A dirigere la collana venne chiamato Aldo Maria Morace, calabrese “doc”, Ordinario di Letteratura italiana presso la Facoltà di Lettere e Filosofia dell’Università di Sassari, nonché presidente della “Fondazione Corrado Alvaro”: l’obiettivo era quello di cogliere il senso profondo di pagine dedicate alla Calabria, rese finalmente in forma agevole, distribuite capillarmente per raggiungere il maggior numero di lettori. Ne venne fuori la “Biblioteca delle Regioni”: “è trascorso poco più di mezzo secolo da quando il grande studioso della letteratura Carlo Dionisotti ha teorizzato l’importanza delle culture regionali nella ridefinizione di un quadro policentrico della letteratura italiana: sino ad oggi è mancato un progetto editoriale in grado di disegnare, tramite l’offerta ai lettori di un vasto numero di pubblicazioni relative a specifici ambiti locali, la fitta trama di relazioni che intercorrono tra le culture delle varie regioni italiane e la cultura nazionale”.

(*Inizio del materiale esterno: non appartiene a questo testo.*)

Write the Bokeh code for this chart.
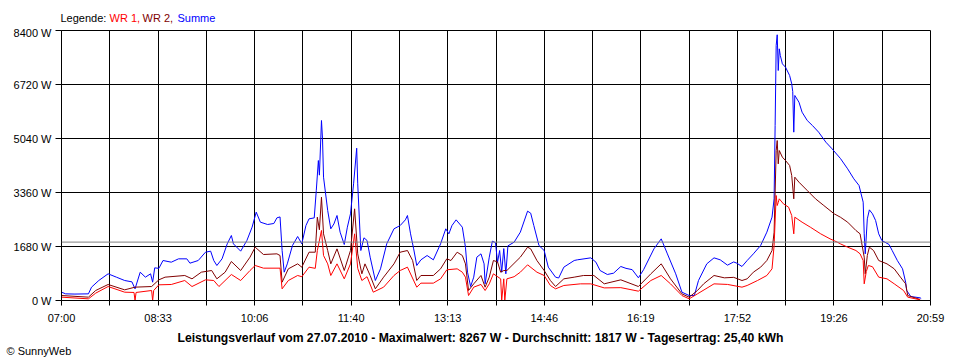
from bokeh.plotting import figure
from bokeh.layouts import column
from bokeh.models import (Range1d, FixedTicker, CustomJSTickFormatter, PrintfTickFormatter, Span)
from bokeh.core.properties import value
from bokeh.embed import file_html
from bokeh.resources import INLINE

# ---------------- data ----------------
x_tick_labels = ["07:00", "08:33", "10:06", "11:40", "13:13", "14:46", "16:19", "17:52", "19:26", "20:59"]
y_ticks = [0, 1680, 3360, 5040, 6720, 8400]
average_w = 1817
legend_texts = ["Legende:", "WR 1,", "WR 2,", "Summe"]
title_text = "Leistungsverlauf vom 27.07.2010 - Maximalwert: 8267 W - Durchschnitt: 1817 W - Tagesertrag: 25,40 kWh"
credit_text = "\u00a9 SunnyWeb"

summe_t = ["07:00","07:04","07:13","07:26","07:29","07:36","07:45","07:53","08:01","08:08","08:11","08:16",
           "08:21","08:26","08:28","08:30","08:34","08:38","08:46","08:53","09:01","09:04","09:12","09:19",
           "09:24","09:27","09:30","09:35","09:40","09:44","09:46","09:53","09:59","10:04","10:08","10:12",
           "10:19","10:25","10:28","10:31","10:33","10:35","10:38","10:43","10:48","10:52","10:56","10:59",
           "11:04","11:06","11:08","11:09","11:11","11:12","11:13","11:17","11:20","11:23","11:26","11:29",
           "11:33","11:36","11:39","11:42","11:45","11:46","11:49","11:52","11:55","11:58","12:03","12:08",
           "12:14","12:21","12:27","12:32","12:34","12:37","12:40","12:43","12:47","12:53","12:59","13:06",
           "13:11","13:14","13:17","13:21","13:27","13:30","13:32","13:35","13:38","13:41","13:45","13:48",
           "13:49","13:53","13:56","13:59","14:01","14:03","14:05","14:07","14:09","14:11","14:17","14:23",
           "14:30","14:33","14:36","14:41","14:46","14:50","14:57","15:00","15:05","15:15","15:18","15:31",
           "15:36","15:40","15:47","15:53","16:00","16:05","16:11","16:17","16:22","16:32","16:39","16:45",
           "16:53","16:59","17:06","17:11","17:15","17:23","17:30","17:36","17:43","17:49","17:52","17:57",
           "18:02","18:08","18:15","18:21","18:26","18:28","18:29","18:30","18:31","18:32","18:33","18:34",
           "18:36","18:39","18:43","18:45","18:46","18:47","18:48","18:52","18:55","19:00","19:05","19:11",
           "19:18","19:24","19:32","19:39","19:45","19:50","19:52","19:54","19:55","19:56","19:58","20:00",
           "20:03","20:06","20:09","20:12","20:19","20:22","20:27","20:32","20:35","20:36","20:40","20:49",
           "20:50"]
summe_w = [259,207,200,207,415,622,830,726,622,580,363,881,
           726,830,570,1016,1000,1244,1192,1296,1296,1161,1244,1503,
           1535,1244,1089,1296,1763,2022,1763,1535,1867,2281,2748,2437,
           2364,2396,2572,2600,1555,881,1140,1711,1991,1763,2333,2540,
           2570,3422,4355,3900,5600,5040,3837,2800,2230,2381,2644,2126,
           1742,2281,2696,3630,4738,3630,1555,1950,1867,1348,622,985,
           1763,2230,2333,2509,2644,2074,1607,1089,1265,1400,1265,1763,
           2230,2074,2333,2509,2281,1659,881,435,726,1348,1452,1140,
           519,1348,1846,1800,1192,1555,881,1615,830,1700,1815,2126,
           2780,2716,2333,1711,1555,1037,726,700,1037,1244,1265,1327,
           1192,933,809,850,1058,1000,960,705,960,1607,1918,1450,
           830,259,155,155,622,1140,1327,1265,1100,1200,1160,1058,
           1244,1452,1711,2126,2592,3163,5444,7933,8267,7155,7830,7622,
           7363,7259,7000,6741,6500,5237,6378,6170,5859,5600,5444,5237,
           4925,4718,4420,4096,3785,3578,3318,3059,2074,1452,2540,2820,
           2696,2489,2074,1867,1742,1555,1244,985,570,311,124,83,
           60]

wr2_t = ["07:00","07:26","07:33","07:45","08:01","08:11","08:27","08:34","08:40","08:59","09:06","09:15",
         "09:25","09:30","09:38","09:44","09:53","10:02","10:07","10:15","10:28","10:31","10:33","10:39",
         "10:48","10:52","10:59","11:05","11:07","11:09","11:11","11:13","11:17","11:20","11:26","11:33",
         "11:39","11:43","11:46","11:50","11:53","11:58","12:03","12:11","12:21","12:27","12:34","12:39",
         "12:43","12:47","12:59","13:06","13:12","13:16","13:22","13:27","13:30","13:33","13:38","13:45",
         "13:49","13:53","13:57","14:01","14:04","14:07","14:10","14:23","14:30","14:33","14:39","14:46",
         "14:52","14:57","15:05","15:15","15:24","15:34","15:44","16:00","16:17","16:29","16:39","16:48",
         "16:59","17:06","17:14","17:20","17:30","17:40","17:49","17:57","18:02","18:08","18:15","18:21",
         "18:26","18:28","18:29","18:30","18:31","18:32","18:33","18:36","18:39","18:43","18:45","18:47",
         "18:48","18:52","19:00","19:08","19:16","19:26","19:32","19:39","19:47","19:51","19:55","19:56",
         "19:58","20:00","20:04","20:09","20:17","20:24","20:30","20:35","20:37","20:49"]
wr2_w = [155,104,311,498,332,415,435,643,726,778,674,881,
         933,674,881,1213,933,1348,1659,1431,1452,1400,570,985,
         1140,1037,1503,1503,2592,2200,3215,2074,1555,1140,1607,933,
         1555,2852,1450,830,1140,778,363,726,1140,1503,1555,1244,
         622,778,778,985,1296,1244,1503,1400,1140,311,518,778,
         415,726,1244,1200,881,933,933,1348,1659,1607,1244,933,
         622,435,674,726,778,778,519,643,435,830,1140,674,
         207,104,311,518,778,705,720,622,674,881,1037,1244,
         1555,2126,3370,4666,4977,4251,4666,4459,4355,4200,3889,3163,
         3837,3681,3422,3163,2955,2696,2592,2437,2178,2074,1348,830,
         1400,1659,1555,1244,1140,985,726,519,155,31]

wr1_t = ["07:00","07:26","07:33","07:45","08:01","08:10","08:11","08:12","08:27","08:28","08:29","08:34",
         "08:46","08:59","09:06","09:19","09:27","09:32","09:44","09:53","10:02","10:07","10:15","10:31",
         "10:33","10:39","10:48","10:52","10:59","11:05","11:07","11:11","11:13","11:17","11:20","11:26",
         "11:33","11:39","11:43","11:46","11:50","11:55","12:01","12:11","12:21","12:27","12:34","12:43",
         "12:47","12:59","13:06","13:12","13:22","13:27","13:30","13:33","13:38","13:45","13:49","13:53",
         "13:57","14:04","14:05","14:07","14:08","14:10","14:17","14:23","14:30","14:39","14:46","14:52",
         "14:57","15:05","15:21","15:31","15:44","16:00","16:17","16:29","16:39","16:48","16:59","17:06",
         "17:14","17:30","17:43","17:57","18:02","18:12","18:21","18:26","18:28","18:30","18:31","18:32",
         "18:33","18:37","18:42","18:45","18:47","18:48","18:55","19:03","19:13","19:22","19:29","19:32",
         "19:39","19:47","19:51","19:54","19:55","19:57","19:59","20:03","20:09","20:17","20:24","20:33",
         "20:37","20:49"]
wr1_w = [104,52,228,435,259,250,0,250,311,0,311,488,
         498,622,435,643,622,435,809,622,933,1089,1006,1006,
         363,622,778,740,1037,1000,1555,2178,1400,1140,778,1140,
         674,1140,2074,1000,622,740,259,415,778,933,1037,415,
         540,540,674,955,985,881,726,155,415,500,311,518,
         830,674,0,674,0,674,740,881,1110,881,778,467,
         363,467,518,518,392,400,290,622,778,518,155,52,
         207,518,500,415,467,622,778,985,1711,3266,2955,3050,
         3163,3007,2903,2644,2074,2592,2437,2281,2074,1918,1815,1763,
         1659,1555,1452,1244,519,900,1089,1050,726,674,519,311,
         104,20]

assert len(summe_t) == len(summe_w)
assert len(wr2_t) == len(wr2_w)
assert len(wr1_t) == len(wr1_w)

FONT = "Liberation Sans"
W = 960


def to_min(s):
    h, m = s.split(":")
    return int(h) * 60 + int(m)


x_start = to_min(x_tick_labels[0])
x_end = to_min(x_tick_labels[-1])
n_grid = 2 * (len(x_tick_labels) - 1)
grid_pos = [x_start + k * (x_end - x_start) / n_grid for k in range(n_grid + 1)]
grid_labels = [x_tick_labels[k // 2] if k % 2 == 0 else "" for k in range(n_grid + 1)]


def text_strip(height):
    f = figure(width=W, height=height, output_backend="svg", toolbar_location=None, tools="",
               x_range=Range1d(0, W), y_range=Range1d(0, height),
               x_axis_type=None, y_axis_type=None, min_border=0, frame_align=False)
    f.min_border_left = 0
    f.min_border_right = 0
    f.min_border_top = 0
    f.min_border_bottom = 0
    f.outline_line_color = None
    f.xgrid.visible = False
    f.ygrid.visible = False
    f.background_fill_color = "white"
    f.border_fill_color = "white"
    return f


# ---- legend strip (top) ----
top = text_strip(26)
top.text(x=[60, 109, 142, 177], y=[9, 9, 9, 9], text=legend_texts,
         text_color=["black", "#FF0000", "#800000", "#0000FF"],
         text_font=value(FONT), text_font_size=value("11px"), text_baseline="alphabetic")

# ---- main chart ----
p = figure(width=W, height=300, output_backend="svg", toolbar_location=None, tools="",
           x_range=Range1d(x_start, x_end), y_range=Range1d(0, y_ticks[-1]),
           min_border_left=61, min_border_right=30, min_border_top=4, min_border_bottom=26,
           frame_align=False)
p.background_fill_color = "white"
p.border_fill_color = "white"
p.outline_line_color = "black"
p.outline_line_width = 1

xt = FixedTicker(ticks=grid_pos)
yt = FixedTicker(ticks=y_ticks)
p.xaxis.ticker = xt
p.yaxis.ticker = yt
p.xgrid.ticker = xt
p.ygrid.ticker = yt
for g in (p.xgrid, p.ygrid):
    g.grid_line_color = "black"
    g.grid_line_alpha = 1.0
    g.grid_line_width = 1

p.xaxis.formatter = CustomJSTickFormatter(args=dict(pos=grid_pos, labels=grid_labels), code="""
let best = 0, d = 1e9;
for (let i = 0; i < pos.length; i++) { const e = Math.abs(pos[i] - tick); if (e < d) { d = e; best = i; } }
return labels[best];
""")
p.yaxis.formatter = PrintfTickFormatter(format="%d W")

for ax in (p.xaxis, p.yaxis):
    ax.axis_line_color = "black"
    ax.major_tick_line_color = "black"
    ax.minor_tick_line_color = None
    ax.major_tick_in = 0
    ax.major_label_text_font = FONT
    ax.major_label_text_font_size = "11px"
    ax.major_label_text_color = "black"
p.xaxis.major_tick_out = 5
p.xaxis.major_label_standoff = 6
p.yaxis.major_tick_out = 6
p.yaxis.major_label_standoff = 4

p.add_layout(Span(location=average_w, dimension="width", line_color="#808080", line_width=1))

p.line([to_min(t) for t in summe_t], summe_w, line_color="#0000FF", line_width=1)
p.line([to_min(t) for t in wr2_t], wr2_w, line_color="#800000", line_width=1)
p.line([to_min(t) for t in wr1_t], wr1_w, line_color="#FF0000", line_width=1)

# ---- bottom strip: title and credit ----
bottom = text_strip(34)
bottom.text(x=[480], y=[23], text=[title_text], text_color="black", text_align="center",
            text_font=value(FONT), text_font_size=value("12.2px"), text_font_style="bold",
            text_baseline="alphabetic")
bottom.text(x=[6], y=[10], text=[credit_text], text_color="black",
            text_font=value(FONT), text_font_size=value("11px"), text_baseline="alphabetic")

layout = column(top, p, bottom, spacing=0)
open("out.html", "w").write(file_html(layout, INLINE))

Ecco l’occasione per restituire ai lettori le pagine più intense e non sempre più famose degli scrittori “regionali”, nel senso -quest’ultimo termine- del legame con il proprio territorio, perché poi questi autori (Répaci, La Cava, Dumas, Seminara, Campanella, Strati, Padula, Gissing, Zanotti Bianco…) hanno travalicato i confini calabri per tuffarsi nel mare magno della cultura universale. A guidare l’uscita fu Corrado Alvaro, scrittore, giornalista, intellettuale di respiro europeo con “Il mare, una raccolta di quattro romanzi brevi (o racconti lunghi: L’ultima delle mille e una notte; Solitudine; Il mare; L’uomo nel labirinto) che prende il titolo dal testo eponimo; fu pubblicato da Corrado Alvaro nel 1934 e, da allora, non più ristampato dall’autore. Tornò alla luce solo alcuni anni dopo la sua morte, nel 1963, in La moglie e i quaranta racconti”: proprio Alvaro, dunque, la cui opera fu protesa, sostanzialmente, ad unificare la realtà sovranazionale e l’immagine stessa della Calabria della prima metà del Novecento.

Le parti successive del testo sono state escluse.